Cape Town, South Africa, is a major port city of 3.75 million people. Unlike Sitka’s past contracts, Greengold has place to put large volumes of water: Directly into Cape Town’s storage system. (Creative Commons photo/Andrew Massyn)

Some of Sitka’s surplus water may be headed to Cape Town, South Africa, which is experiencing its worst drought in a century.

The board of Sitka’s industrial park on Tuesday (2-20-18) drafted a proposed contract which — if approved by the assembly — could see up to a billion gallons of water per year headed to the drought-ravaged city, possibly starting as early as this May.

Cape Town is predicted to run out of water in July.

Downloadable audio.

Sitka has made a business out of selling options on its surplus water supply — over $1.5 million dollars in fact — yet has never sold a drop of bulk water. Nevertheless, this is the first time the community has been approached by a customer from a major urban area about to go dry. Cape Town is the second-most populated city in South Africa (after Johannesburg) with 3-and-three-quarters of a million people.

Cape Town’s reservoirs are expected to be at zero on July 9.

Severe water restrictions have pushed back Cape Town’s “Zero Day” from January to April, and now July. Anna-marie Gerike would like to start shipping in March, for delivery in May. (Wikimedia Commons image)

“People on the streets of Cape Town are going to be paying for this water, and we have to keep it cost-effective as possible” said, Anna-marie Gerike, the CEO of Greengold which — until now — has been involved in exporting fresh produce from Cape Town.

Gerike met with the board of Sitka’s Gary Paxton Industrial Park via teleconference to discuss her business plan, which involves shipping water in containers to private clients, and in Panamax freighters for pumping directly into the Cape Town municipal storage system. She’ll pay Sitka the going rate of $.01 per gallon.

Industrial park board member Dan Jones, also appearing by phone, suggested that this was not a typical water deal for Sitka.

“I think this is an extraordinary circumstance, and the parallel isn’t the current contracts we have.”

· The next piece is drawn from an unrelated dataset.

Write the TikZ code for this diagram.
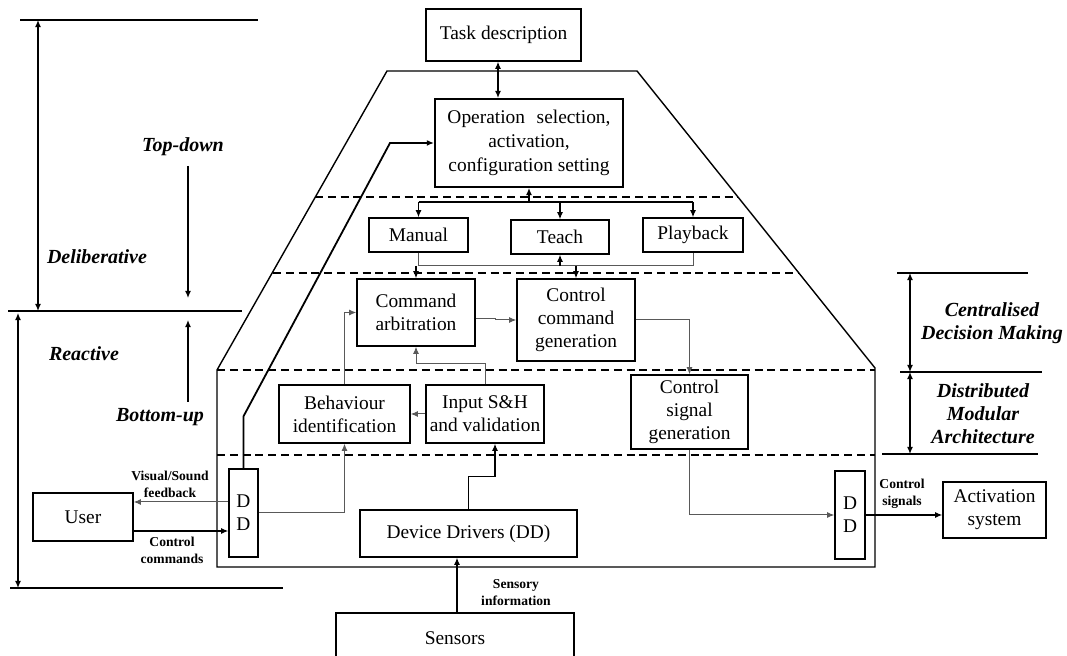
\documentclass[tikz,border=0pt]{standalone}
\usepackage{fontspec}
\setmainfont{Liberation Serif}
\usetikzlibrary{arrows.meta}
\begin{document}
\begin{tikzpicture}[x=0.5pt,y=-0.5pt,
  >={Latex[length=3.6pt,width=3pt]},
  box/.style={draw,line width=0.7pt,align=center,inner sep=0pt,
    font=\fontsize{9.7}{11.5}\selectfont},
  conn/.style={draw=black!65,line width=0.5pt},
  dark/.style={draw=black,line width=0.6pt},
  layer/.style={dashed,dash pattern=on 4pt off 2.4pt,line width=0.6pt},
  rule/.style={line width=0.6pt},
  tag/.style={font=\fontsize{6.8}{8.5}\selectfont\bfseries,align=center,inner sep=0pt},
  mode/.style={font=\fontsize{10}{11.5}\selectfont\bfseries\itshape,align=center,inner sep=0pt}]
\useasboundingbox (0,0) rectangle (1067,656);

% ---- layered frame ----
\draw[line width=0.7pt] (217,567) -- (217,370) -- (387,71) -- (637,71) -- (875,368) -- (875,567) -- cycle;
\draw[layer] (315,197) -- (738,197);
\draw[layer] (273,273) -- (799,273);
\draw[layer] (217,370) -- (875,370);
\draw[layer,line width=0.9pt] (217,455) -- (875,455);

% ---- blocks ----
\node[box,minimum width=77.5pt,minimum height=26pt] (task) at (503.5,35) {Task description};
\node[box,line width=1pt,minimum width=94pt,minimum height=44pt,font=\fontsize{9.7}{12}\selectfont] (op) at (529,143)
  {Operation\hspace{0.6em}selection,\\activation,\\configuration setting};
\node[box,minimum width=49.5pt,minimum height=17pt] (manual) at (418.5,235) {Manual};
\node[box,minimum width=49pt,minimum height=17pt] (teach) at (560,237) {Teach};
\node[box,minimum width=50pt,minimum height=17pt] (playback) at (693,235) {Playback};
\node[box,minimum width=59pt,minimum height=33.5pt] (cmdarb) at (416,312.5) {Command\\arbitration};
\node[box,minimum width=59pt,minimum height=41pt] (ccg) at (576,320) {Control\\command\\generation};
\node[box,minimum width=65.5pt,minimum height=29pt] (behav) at (344.5,414) {Behaviour\\identification};
\node[box,minimum width=59pt,minimum height=29pt] (input) at (485,414) {Input S\&H\\and validation};
\node[box,minimum width=58.5pt,minimum height=37pt] (csg) at (689.5,412) {Control\\signal\\generation};
\node[box,minimum width=50pt,minimum height=24pt] (user) at (83,517) {User};
\node[box,minimum width=14.5pt,minimum height=44pt] (ddl) at (243.5,513) {D\\D};
\node[box,minimum width=15pt,minimum height=44pt] (ddr) at (850,515) {D\\D};
\node[box,minimum width=51.5pt,minimum height=28pt] (act) at (994.5,510) {Activation\\system};
\node[box,minimum width=108.5pt,minimum height=23.5pt] (devdrv) at (468.5,533.5) {Device Drivers (DD)};
\node[box,minimum width=119pt,minimum height=25pt] (sensors) at (455,638) {Sensors};

% ---- connectors ----
\draw[dark,<->] ([xshift=-2.75pt]task.south) -- ([xshift=-2.75pt]task.south |- op.north);

\coordinate (busT) at (529,202);
\coordinate (busB) at (529,266);
\draw[dark,->] (busT) -- (op.south);
\draw[dark] (manual.north |- busT) -- (playback.north |- busT);
\draw[dark,->] (manual.north |- busT) -- (manual.north);
\draw[dark,->] (teach.north |- busT) -- (teach.north);
\draw[dark,->] (playback.north |- busT) -- (playback.north);

\draw[conn] (manual.south) -- (manual.south |- busB) -- (playback.south |- busB) -- (playback.south);
\draw[dark,->] (teach.south |- busB) -- (teach.south);
\draw[dark,->] (cmdarb.north |- busB) -- (cmdarb.north);
\draw[dark,->] (ccg.north |- busB) -- (ccg.north);

\draw[conn,->] ([yshift=-3pt]cmdarb.east) -- ++(20,0) |- (ccg.west);
\draw[conn,->] (behav.north) |- (cmdarb.west);
\draw[conn,->] (input.north) -- ++(0,-21) -| (cmdarb.south);
\draw[conn,->] (input.west) -- (behav.east);
\draw[conn,->] (ccg.east) -| (csg.north);
\draw[conn,->] (csg.south) |- (ddr.west);
\draw[dark,->] (ddr.east) -- (ddr.east -| act.west);

\coordinate (fb) at (0,502);
\coordinate (cc) at (0,531);
\draw[conn,->] (ddl.west |- fb) -- (user.east |- fb);
\draw[dark,->] (user.east |- cc) -- (ddl.west |- cc);
\draw[conn,->] (ddl.east) -| (behav.south);

\coordinate (bend) at (390,143);
\draw[line width=0.9pt,->] (ddl.north) -- ++(0,-52) -- (bend) -- (op.west);

\draw[dark,->] (devdrv.north) -- ++(0,-33) -| ([xshift=5pt]input.south);
\draw[dark,->] ([xshift=1pt]sensors.north) -- ([xshift=1pt]sensors.north |- devdrv.south);

% ---- connector labels ----
\node[tag] at (170,484) {Visual/Sound\\feedback};
\node[tag] at (172,550) {Control\\commands};
\node[tag] at (902,494) {Control\\signals};
\node[tag] at (516,593) {Sensory\\information};

% ---- left scale: deliberative / reactive ----
\coordinate (d1) at (20,20);  \coordinate (d2) at (258,20);
\coordinate (m1) at (8,311);  \coordinate (m2) at (242,311);
\coordinate (r1) at (10,588); \coordinate (r2) at (283,588);
\draw[rule] (d1) -- (d2);
\draw[rule] (m1) -- (m2);
\draw[rule] (r1) -- (r2);
\draw[rule,<->] (38,20) -- (38,311);
\draw[rule,<->] (18,313) -- (18,588);
\draw[rule,->] (188,166) -- (188,298);
\draw[rule,->] (188,402) -- (188,320);
\node[mode] at (183,147) {Top-down};
\node[mode] at (97,257) {Deliberative};
\node[mode] at (84,354) {Reactive};
\node[mode] at (160,417) {Bottom-up};

% ---- right scale: centralised / distributed ----
\draw[rule] (897,273) -- (1028,273);
\draw[rule] (900,372) -- (1042,372);
\draw[rule,line width=0.9pt] (882,454) -- (1038,454);
\draw[rule,<->] (910,273) -- (910,372);
\draw[rule,<->] (910,372) -- (910,454);
\node[mode] at (992,323) {Centralised\\Decision Making};
\node[mode] at (983,414) {Distributed\\Modular\\Architecture};
\end{tikzpicture}
\end{document}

Sitka has the rights to export over 9 billion gallons a year from its Blue Lake reservoir, and contracts in place with Arctic Blue Waters Alaska for about 2 billion gallons, with Eckert Fine Beverages for 100 million gallons — both the latest players in a line of entrepreneurs who have paid tens of thousands of dollars to secure exclusive control over a share of Sitka’s water, provided that they actually ship water. Which they have not done. Every agreement so far ultimately has been cancelled, with the money forfeited to Sitka.

Workers pouring cement at the Blue Lake dam in June, 2014 (KCAW photo/Rachel Waldholz)

Sitka raised the Blue Lake Dam in 2015. However, downstream users include Sitka’s potable water system, the hydroelectric system, the Alaska Department of Fish & Game (to protect salmon in Sawmill Creek), and the NSRAA hatchery — all of whom take priority over bulk water sales. Sitka’s utility director Bryan Bertacchi wonders if there would be enough to go around in a low water year, if the lake fell to 60-percent capacity.  (KCAW photo/Rachel Waldholz)

So the industrial park’s board has been in this game for a while. Executive director Garry White proposed a deal that was helpful, but realistic.

“She’s going to have to contract vessels, potentially go out and get startup cash. So I think she’s going to need some kind of contract in her hand. That was why I was suggesting a one-year contract at a billion gallons, with a pretty steep requirement to keep that contract.”

Steep, but not too steep. Board member Charles Horan observed that Sitka was not the only alternative source for Cape Town. The bulk water market so far has been driven by speculation; this time, there is an actual crisis.

“This amount of money is going to create a vacuum in the market. There’s a lot of other water that could suddenly become available.”

The board settled on charging Greengold only a $5,000 administrative fee, and granting the company rights to a billion gallons of Sitka’s water a year — provided that Gerike moves 50 million gallons in the next six months.

If she “proves up,” as board members like to say, they’ll give her the option to extend for longer. Although Cape Town is facing an immediate crisis, Gerike told the board that the city’s water problems would not be remedied very soon.

“For the next 5 years Cape Town will not have normal water supplies. That’s out of the horse’s mouth. It’s not something I’m thumb-sucking. My prediction is that at least we will have a stable market for the water for five years — if we get it right.”

And “getting it right” works both ways. When Sitka’s assembly meets to discuss this contract, they’ll hear from a newly-formed municipal water committee which has concerns over whether the excess capacity of the Blue Lake hydroelectric reservoir is really “excess” at all — especially in a low water year — and what would happen if every customer who had rights to Sitka’s water actually showed up with a ship.